The output adds a new level of grouping between sections and lines:

...
section: ident='main'
...
  paragraph: edge=120.60
    chunk: font=(TimesNewRoman, None, 18, 0),
           text=u'It will be clear by now that, if we are to have any chance of '
    chunk: font=(TimesNewRoman, None, 18, 0),
           text=u'making progress, I must produce example of \u2018real\u2019 mathematical '
    chunk: font=(TimesNewRoman, None, 18, 0),
           text=u'theorems, theorems which every mathematician will admit to be '
    chunk: font=(TimesNewRoman, None, 18, 0),
           text=u'first-rate. And here I am very handicapped by the restrictions '
    chunk: font=(TimesNewRoman, None, 18, 0),
           text=u'under which I am writing. On the one hand my examples must be '
    chunk: font=(TimesNewRoman, None, 18, 0),
           text=u'very simple, and intelligible to a reader who has no specialized '
    chunk: font=(TimesNewRoman, None, 18, 0),
           text=u'mathematical knowledge; no elaborate preliminary explanations '
    chunk: font=(TimesNewRoman, None, 18, 0),
           text=u'must be needs; and a reader must be able to follow the proofs as '
    chunk: font=(TimesNewRoman, None, 18, 0),
           text=u'well as the enunciations. These conditions exclude, for instance, '
    chunk: font=(TimesNewRoman, None, 18, 0),
           text=u'many of the most beautiful theorems of the theory of numbers, '
    chunk: font=(TimesNewRoman, None, 18, 0),
           text=u'such as Fermat\u2019s \u2018two square\u2019 theorem on the law of quadratic '
    chunk: font=(TimesNewRoman, None, 18, 0),
           text=u'reciprocity. And on the other hand my examples should be drawn '
    chunk: font=(TimesNewRoman, None, 18, 0),
           text=u'from the \u2018pukka\u2019 mathematics, the mathematics of the working '
    chunk: font=(TimesNewRoman, None, 18, 0),
           text=u'professional mathematician; and this condition excludes a good '
    chunk: font=(TimesNewRoman, None, 18, 0),
           text=u'deal which it would be comparatively easy to make intelligible '
    chunk: font=(TimesNewRoman, None, 18, 0),
           text=u'but which trespasses on logic and mathematical philosophy.'
  paragraph: edge=135.00
    chunk: font=(TimesNewRoman, None, 18, 0),
           text=u'I can hardly do better than go back to the Greeks. I will state '
    chunk: font=(TimesNewRoman, None, 18, 0),
           text=u'and prove two of the famous theorems of Greek mathematics. '
    chunk: font=(TimesNewRoman, None, 18, 0),
           text=u'They are \u2018simple\u2019 theorems, simple both in idea and in execution, '
...

HTMLGenerator

This stage produces, as the name suggests, HTML output. However, the HTML output is grouped into blocks.

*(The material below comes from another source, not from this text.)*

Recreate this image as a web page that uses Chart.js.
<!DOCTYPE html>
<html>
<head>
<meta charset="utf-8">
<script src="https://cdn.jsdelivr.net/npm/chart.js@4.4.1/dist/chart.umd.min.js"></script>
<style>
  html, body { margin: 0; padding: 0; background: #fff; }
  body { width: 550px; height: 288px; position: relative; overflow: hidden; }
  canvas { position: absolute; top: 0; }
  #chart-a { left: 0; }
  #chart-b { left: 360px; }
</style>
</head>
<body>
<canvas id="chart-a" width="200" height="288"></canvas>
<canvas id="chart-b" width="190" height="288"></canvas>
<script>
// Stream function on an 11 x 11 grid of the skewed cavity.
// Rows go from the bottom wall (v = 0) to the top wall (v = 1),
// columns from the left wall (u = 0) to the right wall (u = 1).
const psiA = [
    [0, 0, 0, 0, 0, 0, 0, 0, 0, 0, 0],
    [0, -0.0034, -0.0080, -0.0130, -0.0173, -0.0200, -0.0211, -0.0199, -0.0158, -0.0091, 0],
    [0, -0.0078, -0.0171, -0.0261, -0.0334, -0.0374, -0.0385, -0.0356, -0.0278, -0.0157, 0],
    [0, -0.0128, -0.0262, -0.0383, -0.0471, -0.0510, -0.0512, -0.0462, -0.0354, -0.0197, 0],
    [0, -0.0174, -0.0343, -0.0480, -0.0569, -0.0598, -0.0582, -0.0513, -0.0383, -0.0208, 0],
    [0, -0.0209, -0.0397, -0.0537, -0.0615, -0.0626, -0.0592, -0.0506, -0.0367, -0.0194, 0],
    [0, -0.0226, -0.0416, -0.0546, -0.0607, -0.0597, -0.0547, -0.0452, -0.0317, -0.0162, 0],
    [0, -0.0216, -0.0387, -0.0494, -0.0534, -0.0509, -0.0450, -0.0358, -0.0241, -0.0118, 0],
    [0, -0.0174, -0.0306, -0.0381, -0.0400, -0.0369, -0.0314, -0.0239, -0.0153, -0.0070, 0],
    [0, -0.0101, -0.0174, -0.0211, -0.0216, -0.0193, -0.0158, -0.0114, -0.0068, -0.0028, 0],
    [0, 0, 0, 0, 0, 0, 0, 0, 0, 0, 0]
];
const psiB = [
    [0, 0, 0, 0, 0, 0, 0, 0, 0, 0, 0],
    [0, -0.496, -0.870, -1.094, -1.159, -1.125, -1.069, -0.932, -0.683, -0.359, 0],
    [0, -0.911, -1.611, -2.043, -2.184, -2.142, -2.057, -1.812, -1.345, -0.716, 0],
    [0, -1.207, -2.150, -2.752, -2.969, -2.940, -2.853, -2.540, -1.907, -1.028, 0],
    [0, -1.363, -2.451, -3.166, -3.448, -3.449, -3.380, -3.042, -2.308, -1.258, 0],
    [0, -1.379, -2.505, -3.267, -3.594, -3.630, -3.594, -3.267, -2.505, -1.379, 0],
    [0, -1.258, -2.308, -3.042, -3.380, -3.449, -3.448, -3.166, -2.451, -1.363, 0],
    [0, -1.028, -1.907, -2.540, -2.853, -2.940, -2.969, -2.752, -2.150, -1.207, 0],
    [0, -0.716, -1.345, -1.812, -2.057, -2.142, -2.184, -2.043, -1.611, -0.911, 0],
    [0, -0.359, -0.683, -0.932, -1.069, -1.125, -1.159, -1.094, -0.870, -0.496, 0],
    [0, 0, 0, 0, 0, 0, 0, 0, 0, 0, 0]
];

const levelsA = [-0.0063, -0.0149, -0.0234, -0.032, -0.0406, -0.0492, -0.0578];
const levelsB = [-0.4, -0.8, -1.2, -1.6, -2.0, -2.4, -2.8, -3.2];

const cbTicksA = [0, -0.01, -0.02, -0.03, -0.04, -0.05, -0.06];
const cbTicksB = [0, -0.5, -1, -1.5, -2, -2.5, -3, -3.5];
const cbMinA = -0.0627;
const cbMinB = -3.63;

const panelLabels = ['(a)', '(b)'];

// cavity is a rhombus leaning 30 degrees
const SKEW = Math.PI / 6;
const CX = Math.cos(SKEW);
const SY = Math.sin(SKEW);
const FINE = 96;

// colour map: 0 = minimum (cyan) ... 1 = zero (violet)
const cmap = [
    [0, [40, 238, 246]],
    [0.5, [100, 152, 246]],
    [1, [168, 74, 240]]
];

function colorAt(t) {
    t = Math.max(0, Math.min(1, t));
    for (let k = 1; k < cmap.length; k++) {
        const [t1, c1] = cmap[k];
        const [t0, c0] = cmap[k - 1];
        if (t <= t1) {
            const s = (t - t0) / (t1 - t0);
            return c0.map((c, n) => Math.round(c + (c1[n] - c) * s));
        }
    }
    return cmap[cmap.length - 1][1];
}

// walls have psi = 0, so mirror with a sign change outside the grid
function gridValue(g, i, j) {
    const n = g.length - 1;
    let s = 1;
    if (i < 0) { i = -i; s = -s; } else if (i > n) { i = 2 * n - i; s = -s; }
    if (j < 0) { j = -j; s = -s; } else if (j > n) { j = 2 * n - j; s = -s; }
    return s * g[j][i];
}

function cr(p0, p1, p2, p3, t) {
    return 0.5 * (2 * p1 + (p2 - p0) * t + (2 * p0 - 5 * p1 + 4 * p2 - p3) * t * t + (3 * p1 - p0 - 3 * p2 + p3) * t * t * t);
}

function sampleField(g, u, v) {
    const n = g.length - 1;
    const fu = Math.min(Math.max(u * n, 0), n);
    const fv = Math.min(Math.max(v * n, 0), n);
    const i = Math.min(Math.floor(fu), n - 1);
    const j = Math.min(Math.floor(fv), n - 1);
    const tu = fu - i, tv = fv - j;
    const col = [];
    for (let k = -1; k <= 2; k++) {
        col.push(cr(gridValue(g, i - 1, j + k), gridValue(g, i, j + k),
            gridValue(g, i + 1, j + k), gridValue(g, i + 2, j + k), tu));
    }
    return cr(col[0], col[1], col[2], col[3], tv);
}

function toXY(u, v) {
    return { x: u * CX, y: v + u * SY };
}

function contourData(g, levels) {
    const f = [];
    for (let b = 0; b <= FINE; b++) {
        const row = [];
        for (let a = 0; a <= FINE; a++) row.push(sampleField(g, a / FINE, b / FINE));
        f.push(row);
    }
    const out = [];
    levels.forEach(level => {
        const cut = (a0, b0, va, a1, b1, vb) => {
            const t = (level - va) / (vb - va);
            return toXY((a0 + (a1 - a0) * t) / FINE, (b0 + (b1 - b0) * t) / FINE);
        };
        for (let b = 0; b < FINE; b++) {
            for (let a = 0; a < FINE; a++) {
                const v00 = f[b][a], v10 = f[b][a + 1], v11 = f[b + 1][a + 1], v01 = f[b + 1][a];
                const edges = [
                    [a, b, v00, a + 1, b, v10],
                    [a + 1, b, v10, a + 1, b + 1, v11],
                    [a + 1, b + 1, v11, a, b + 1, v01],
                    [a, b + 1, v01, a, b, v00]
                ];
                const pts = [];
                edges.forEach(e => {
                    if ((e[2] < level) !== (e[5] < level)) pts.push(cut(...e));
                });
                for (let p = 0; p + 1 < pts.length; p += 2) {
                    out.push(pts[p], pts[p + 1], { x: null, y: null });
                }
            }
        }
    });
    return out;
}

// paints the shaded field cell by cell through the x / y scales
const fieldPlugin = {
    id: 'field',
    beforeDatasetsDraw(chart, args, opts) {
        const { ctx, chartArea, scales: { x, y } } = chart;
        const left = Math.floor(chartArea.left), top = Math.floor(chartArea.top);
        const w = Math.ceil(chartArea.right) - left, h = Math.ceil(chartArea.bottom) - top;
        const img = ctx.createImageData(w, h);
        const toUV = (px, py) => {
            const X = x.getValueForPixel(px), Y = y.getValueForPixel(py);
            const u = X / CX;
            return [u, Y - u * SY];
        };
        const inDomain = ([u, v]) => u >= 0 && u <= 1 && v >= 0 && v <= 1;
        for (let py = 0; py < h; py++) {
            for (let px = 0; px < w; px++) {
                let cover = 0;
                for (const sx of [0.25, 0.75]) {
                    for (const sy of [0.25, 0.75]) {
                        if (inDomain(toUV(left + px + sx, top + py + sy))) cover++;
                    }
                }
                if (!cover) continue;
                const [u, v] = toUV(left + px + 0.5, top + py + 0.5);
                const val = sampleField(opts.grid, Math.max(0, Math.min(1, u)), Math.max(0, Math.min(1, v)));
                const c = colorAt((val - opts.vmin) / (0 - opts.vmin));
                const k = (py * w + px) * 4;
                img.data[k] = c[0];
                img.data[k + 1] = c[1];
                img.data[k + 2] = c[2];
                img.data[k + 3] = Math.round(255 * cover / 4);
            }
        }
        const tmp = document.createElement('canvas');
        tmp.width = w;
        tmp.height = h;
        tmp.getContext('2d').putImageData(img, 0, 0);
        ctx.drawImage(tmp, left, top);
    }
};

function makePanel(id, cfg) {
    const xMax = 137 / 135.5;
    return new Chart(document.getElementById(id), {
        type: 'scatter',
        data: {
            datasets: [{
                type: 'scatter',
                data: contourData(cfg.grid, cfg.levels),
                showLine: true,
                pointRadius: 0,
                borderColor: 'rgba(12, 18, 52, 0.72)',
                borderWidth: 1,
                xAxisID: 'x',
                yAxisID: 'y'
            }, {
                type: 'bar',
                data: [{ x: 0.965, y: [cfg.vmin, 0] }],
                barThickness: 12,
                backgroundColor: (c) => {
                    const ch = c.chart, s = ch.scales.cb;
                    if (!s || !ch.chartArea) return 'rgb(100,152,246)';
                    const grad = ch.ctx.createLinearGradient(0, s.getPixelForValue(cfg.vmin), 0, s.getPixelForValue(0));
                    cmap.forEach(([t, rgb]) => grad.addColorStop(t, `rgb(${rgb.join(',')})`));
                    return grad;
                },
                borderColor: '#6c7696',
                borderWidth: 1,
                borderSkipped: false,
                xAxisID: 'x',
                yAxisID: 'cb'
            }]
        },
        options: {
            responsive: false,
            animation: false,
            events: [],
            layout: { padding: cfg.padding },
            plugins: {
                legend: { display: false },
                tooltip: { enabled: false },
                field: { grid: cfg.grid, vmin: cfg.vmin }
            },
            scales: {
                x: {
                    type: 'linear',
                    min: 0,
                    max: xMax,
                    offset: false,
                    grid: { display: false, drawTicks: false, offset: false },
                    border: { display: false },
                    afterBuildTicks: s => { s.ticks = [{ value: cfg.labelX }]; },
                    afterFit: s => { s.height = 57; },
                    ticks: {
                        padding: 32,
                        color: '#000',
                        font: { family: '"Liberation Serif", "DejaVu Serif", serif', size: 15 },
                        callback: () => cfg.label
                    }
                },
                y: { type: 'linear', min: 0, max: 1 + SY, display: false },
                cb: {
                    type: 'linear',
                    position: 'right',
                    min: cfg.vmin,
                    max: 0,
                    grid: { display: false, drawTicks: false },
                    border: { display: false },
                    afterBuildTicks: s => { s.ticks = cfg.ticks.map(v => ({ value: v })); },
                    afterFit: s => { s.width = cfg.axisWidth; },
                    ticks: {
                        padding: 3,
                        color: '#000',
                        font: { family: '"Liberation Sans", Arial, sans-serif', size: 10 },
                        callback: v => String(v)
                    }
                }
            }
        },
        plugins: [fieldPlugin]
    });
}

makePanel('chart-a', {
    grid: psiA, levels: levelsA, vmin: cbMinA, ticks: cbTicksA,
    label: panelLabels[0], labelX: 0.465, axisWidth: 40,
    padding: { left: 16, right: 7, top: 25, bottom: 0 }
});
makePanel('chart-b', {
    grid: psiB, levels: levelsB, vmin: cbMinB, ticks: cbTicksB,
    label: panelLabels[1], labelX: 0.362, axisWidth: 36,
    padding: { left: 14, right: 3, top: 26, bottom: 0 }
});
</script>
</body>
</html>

The filter processes a paragraph at a time, wrapping the paragraph in appropriate tags, and then grouping and wrapping the chunks within it. Many heuristics are applied to identify headings, superscripts, etc., by font and size.

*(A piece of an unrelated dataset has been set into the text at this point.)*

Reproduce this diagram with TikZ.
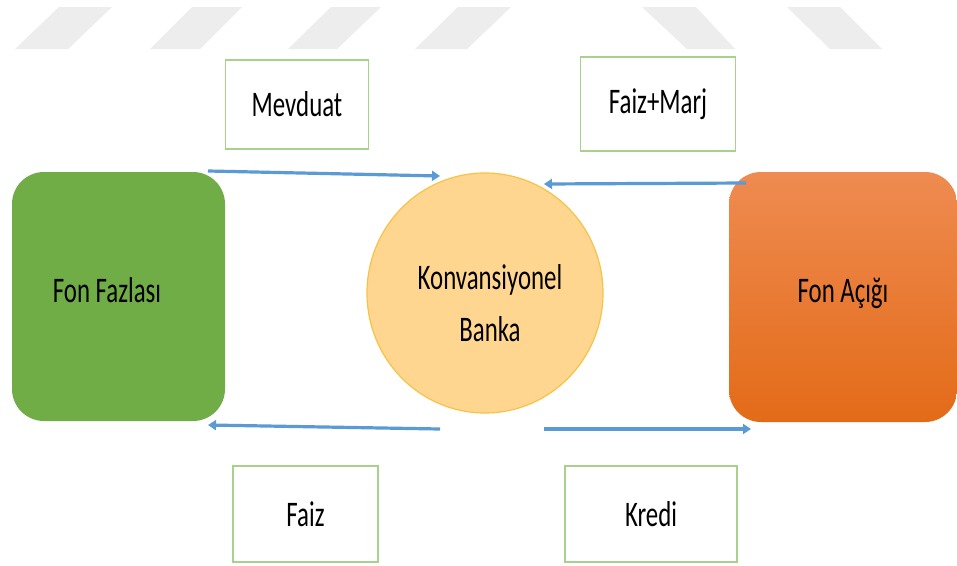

The HTML is output as a series of strings, but the series of strings is grouped by block. A new block is created for each heading or section break encountered in the document. This helps to narrow the scope of regular expressions applied in the next filter.

OutputWriter

Despite our best efforts, some quirks remain in the generated output, and we’re also missing some markup on special pages. This filter fixes that by applying:

HTML is grouped and the regular expressions are applied to whole blocks. This strategy is preferable to hand-editing the generated output, because it allows us to introduce new heuristics in intermediate stages without having to redo hand-edits.

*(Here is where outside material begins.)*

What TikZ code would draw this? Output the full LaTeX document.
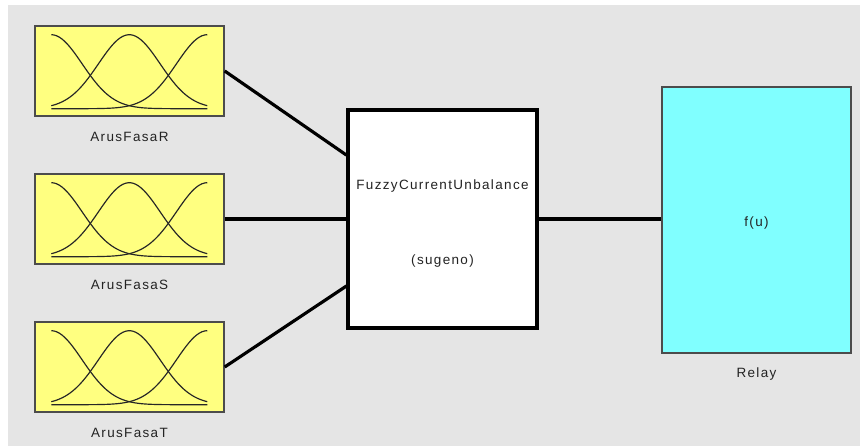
\documentclass[tikz,border=0pt]{standalone}
\usepackage{fontspec}
\setmainfont{Liberation Sans}[LetterSpace=10]
\usetikzlibrary{calc}
\definecolor{bggray}{RGB}{229,229,229}
\definecolor{mfyellow}{RGB}{255,255,128}
\definecolor{relaycyan}{RGB}{128,255,255}
\definecolor{txtgray}{RGB}{35,35,35}

\begin{document}
\begin{tikzpicture}[x=0.03cm,y=-0.03cm,
  every node/.style={font=\fontsize{11.5pt}{13pt}\selectfont,text=txtgray,inner sep=0pt},
  inbox/.style={draw=black!70,line width=1.2pt,fill=mfyellow,minimum width=5.67cm,minimum height=2.7cm},
  fisbox/.style={draw=black,line width=2.6pt,fill=white,minimum width=5.67cm,minimum height=6.54cm},
  outbox/.style={draw=black!70,line width=1.1pt,fill=relaycyan,minimum width=5.67cm,minimum height=7.98cm},
  mf/.style={line width=1pt,black!85},
  wire/.style={line width=2.7pt,black}]

\useasboundingbox (0,0) rectangle (860,446);
\fill[bggray] (8,5) rectangle (860,446);

\node[inbox] (ar) at (129.5,71) {};
\node[inbox] (as) at (129.5,219) {};
\node[inbox] (at) at (129.5,367) {};
\node[fisbox] (fis) at (442.5,219) {};
\node[outbox] (relay) at (756.5,220) {};

% membership functions
\foreach \b in {ar,as,at}{
  \begin{scope}[shift={(\b.south west)}]
    \foreach \c in {0,1,2}
      \draw[mf] plot[domain=0:2,samples=60,smooth] ({17+78*\x},{-8-74*exp(-3.2*(\x-\c)^2)});
  \end{scope}
}

\node (lblR) at (129.5,137) {ArusFasaR};
\node (lblS) at (129.5,285) {ArusFasaS};
\node (lblT) at (129.5,433) {ArusFasaT};
\node (fisname) at (442.5,186) {FuzzyCurrentUnbalance};
\node (fistype) at (442.5,261) {(sugeno)};
\node (fu) at (756.5,223) {f(u)};
\node (lblRelay) at (756.5,374) {Relay};

\draw[wire] (ar.east) -- ($(fis.north west)!0.211!(fis.south west)$);
\draw[wire] (as.east) -- (as.east -| fis.west);
\draw[wire] (at.east) -- ($(fis.north west)!0.803!(fis.south west)$);
\draw[wire] (fis.east) -- (fis.east -| relay.west);
\end{tikzpicture}
\end{document}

The final stage, after automated editing, is to convert the text to the output encoding (UTF8) and print it on standard output. The following command ties it all together and converts PDF to HTML in one pipelined action:

pdf2txt.py -t xml "A Mathematician's Apology.pdf" | \
    python ama_generate.py | tidy -utf8 > g.h._hardy_-_a_mathematicians_apology.html

Our example page forms part of section 12 in the finished product.